* What is required *
Your task is to output the listing word for word, with pictures excluded.

* Collected material *
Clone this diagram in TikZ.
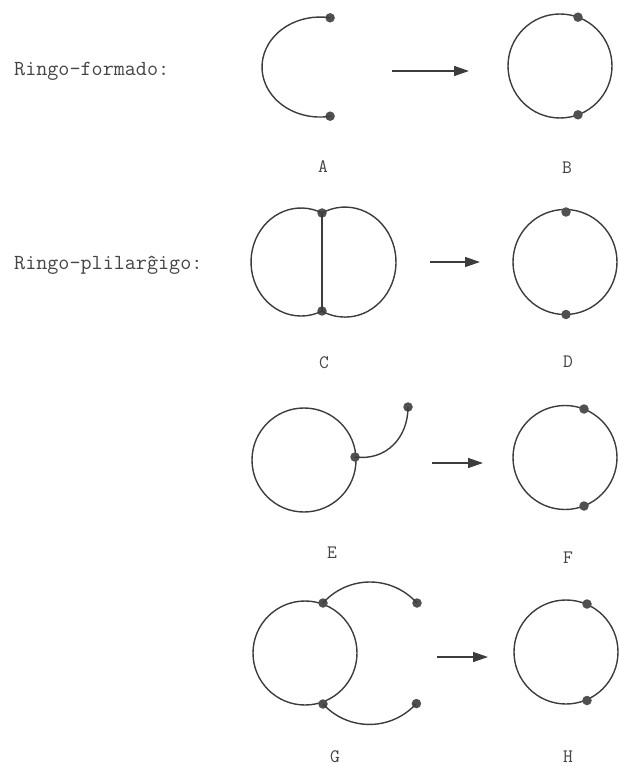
\documentclass[tikz,border=0pt]{standalone}
\usepackage{fontspec}
\usetikzlibrary{arrows.meta}
\definecolor{ink}{HTML}{3C3C3C}
\definecolor{dotc}{HTML}{505050}
\definecolor{txt}{HTML}{444444}
\tikzset{
  ln/.style={draw=ink, line width=1.4pt},
  dotn/.style={circle, fill=dotc, inner sep=0pt, minimum size=9.5pt},
  arr/.style={draw=ink, line width=1.4pt, -{Triangle[length=15pt,width=10pt]}},
  lab/.style={text=txt, font=\ttfamily\fontsize{19}{21}\selectfont, inner sep=0pt},
  head/.style={text=txt, font=\ttfamily\fontsize{21.5}{23}\selectfont, inner sep=0pt, anchor=west}
}
\begin{document}
\begin{tikzpicture}[x=1pt,y=-1pt]
\useasboundingbox (0,0) rectangle (618,767);
% ---------- headings
\node[head] (h1) at (14,71) {Ringo-formado:};
\node[head] (h2) at (14,265) {Ringo-plilarĝigo:};
% ---------- Row 1: A -> B
\node[dotn] (A1) at (330.1,17.8) {};
\node[dotn] (A2) at (330.1,116.2) {};
\draw[ln] (A1.center) arc[start angle=280, end angle=80, x radius=58, y radius=50];
\coordinate (a1s) at (392,71);
\coordinate (a1e) at (469,71);
\draw[arr] (a1s) -- (a1e);
\coordinate (Bc) at (560,66);
\draw[ln] (Bc) circle[radius=52];
\node[dotn] (B1) at (578,17.2) {};
\node[dotn] (B2) at (578,114.8) {};
\node[lab] (lA) at (323,167) {A};
\node[lab] (lB) at (567,168) {B};
% ---------- Row 2: C -> D
\node[dotn] (C1) at (322,213) {};
\node[dotn] (C2) at (322,311) {};
\draw[ln] (C1.center) arc[start angle=294.8, end angle=65.2, x radius=50, y radius=54];
\draw[ln] (C1.center) arc[start angle=243.2, end angle=476.8, x radius=51, y radius=55];
\draw[ln] (C1.center) -- (C2.center);
\coordinate (a2s) at (430,262);
\coordinate (a2e) at (480,262);
\draw[arr] (a2s) -- (a2e);
\coordinate (Dc) at (565,262);
\draw[ln] (Dc) circle[x radius=52, y radius=52.5];
\node[dotn] (D1) at (566,212) {};
\node[dotn] (D2) at (566,314.5) {};
\node[lab] (lC) at (324,363) {C};
\node[lab] (lD) at (568,362) {D};
% ---------- Row 3: E -> F
\coordinate (Ec) at (304,460);
\draw[ln] (Ec) circle[radius=52];
\node[dotn] (E1) at (355,457) {};
\node[dotn] (E2) at (408,407) {};
\draw[ln] (E1.center) .. controls (386,461) and (408,438) .. (E2.center);
\coordinate (a3s) at (432,463);
\coordinate (a3e) at (483,463);
\draw[arr] (a3s) -- (a3e);
\coordinate (Fc) at (565,457.5);
\draw[ln] (Fc) circle[radius=52];
\node[dotn] (F1) at (584,409) {};
\node[dotn] (F2) at (584,506) {};
\node[lab] (lE) at (332,553) {E};
\node[lab] (lF) at (568,558) {F};
% ---------- Row 4: G -> H
\coordinate (Gc) at (305,653);
\draw[ln] (Gc) circle[radius=52];
\node[dotn] (G1) at (323,603) {};
\node[dotn] (G2) at (323,704) {};
\node[dotn] (G3) at (417,603) {};
\node[dotn] (G4) at (416.4,703.6) {};
\draw[ln] (G1.center) arc[start angle=221.8, end angle=318.2, radius=63];
\draw[ln] (G2.center) arc[start angle=137.5, end angle=42.5, radius=63];
\coordinate (a4s) at (437,657);
\coordinate (a4e) at (488,657);
\draw[arr] (a4s) -- (a4e);
\coordinate (Hc) at (566,652);
\draw[ln] (Hc) circle[radius=52];
\node[dotn] (H1) at (587,604) {};
\node[dotn] (H2) at (587,700.5) {};
\node[lab] (lG) at (335,757) {G};
\node[lab] (lH) at (568,757) {H};
\end{tikzpicture}
\end{document}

* Output for this task *
Clone this diagram in TikZ.
\documentclass[tikz,border=0pt]{standalone}
\usepackage{fontspec}
\usetikzlibrary{arrows.meta}
\definecolor{ink}{HTML}{3C3C3C}
\definecolor{dotc}{HTML}{505050}
\definecolor{txt}{HTML}{444444}
\tikzset{
  ln/.style={draw=ink, line width=1.4pt},
  dotn/.style={circle, fill=dotc, inner sep=0pt, minimum size=9.5pt},
  arr/.style={draw=ink, line width=1.4pt, -{Triangle[length=15pt,width=10pt]}},
  lab/.style={text=txt, font=\ttfamily\fontsize{19}{21}\selectfont, inner sep=0pt},
  head/.style={text=txt, font=\ttfamily\fontsize{21.5}{23}\selectfont, inner sep=0pt, anchor=west}
}
\begin{document}
\begin{tikzpicture}[x=1pt,y=-1pt]
\useasboundingbox (0,0) rectangle (618,767);
% ---------- headings
\node[head] (h1) at (14,71) {Ringo-formado:};
\node[head] (h2) at (14,265) {Ringo-plilarĝigo:};
% ---------- Row 1: A -> B
\node[dotn] (A1) at (330.1,17.8) {};
\node[dotn] (A2) at (330.1,116.2) {};
\draw[ln] (A1.center) arc[start angle=280, end angle=80, x radius=58, y radius=50];
\coordinate (a1s) at (392,71);
\coordinate (a1e) at (469,71);
\draw[arr] (a1s) -- (a1e);
\coordinate (Bc) at (560,66);
\draw[ln] (Bc) circle[radius=52];
\node[dotn] (B1) at (578,17.2) {};
\node[dotn] (B2) at (578,114.8) {};
\node[lab] (lA) at (323,167) {A};
\node[lab] (lB) at (567,168) {B};
% ---------- Row 2: C -> D
\node[dotn] (C1) at (322,213) {};
\node[dotn] (C2) at (322,311) {};
\draw[ln] (C1.center) arc[start angle=294.8, end angle=65.2, x radius=50, y radius=54];
\draw[ln] (C1.center) arc[start angle=243.2, end angle=476.8, x radius=51, y radius=55];
\draw[ln] (C1.center) -- (C2.center);
\coordinate (a2s) at (430,262);
\coordinate (a2e) at (480,262);
\draw[arr] (a2s) -- (a2e);
\coordinate (Dc) at (565,262);
\draw[ln] (Dc) circle[x radius=52, y radius=52.5];
\node[dotn] (D1) at (566,212) {};
\node[dotn] (D2) at (566,314.5) {};
\node[lab] (lC) at (324,363) {C};
\node[lab] (lD) at (568,362) {D};
% ---------- Row 3: E -> F
\coordinate (Ec) at (304,460);
\draw[ln] (Ec) circle[radius=52];
\node[dotn] (E1) at (355,457) {};
\node[dotn] (E2) at (408,407) {};
\draw[ln] (E1.center) .. controls (386,461) and (408,438) .. (E2.center);
\coordinate (a3s) at (432,463);
\coordinate (a3e) at (483,463);
\draw[arr] (a3s) -- (a3e);
\coordinate (Fc) at (565,457.5);
\draw[ln] (Fc) circle[radius=52];
\node[dotn] (F1) at (584,409) {};
\node[dotn] (F2) at (584,506) {};
\node[lab] (lE) at (332,553) {E};
\node[lab] (lF) at (568,558) {F};
% ---------- Row 4: G -> H
\coordinate (Gc) at (305,653);
\draw[ln] (Gc) circle[radius=52];
\node[dotn] (G1) at (323,603) {};
\node[dotn] (G2) at (323,704) {};
\node[dotn] (G3) at (417,603) {};
\node[dotn] (G4) at (416.4,703.6) {};
\draw[ln] (G1.center) arc[start angle=221.8, end angle=318.2, radius=63];
\draw[ln] (G2.center) arc[start angle=137.5, end angle=42.5, radius=63];
\coordinate (a4s) at (437,657);
\coordinate (a4e) at (488,657);
\draw[arr] (a4s) -- (a4e);
\coordinate (Hc) at (566,652);
\draw[ln] (Hc) circle[radius=52];
\node[dotn] (H1) at (587,604) {};
\node[dotn] (H2) at (587,700.5) {};
\node[lab] (lG) at (335,757) {G};
\node[lab] (lH) at (568,757) {H};
\end{tikzpicture}
\end{document}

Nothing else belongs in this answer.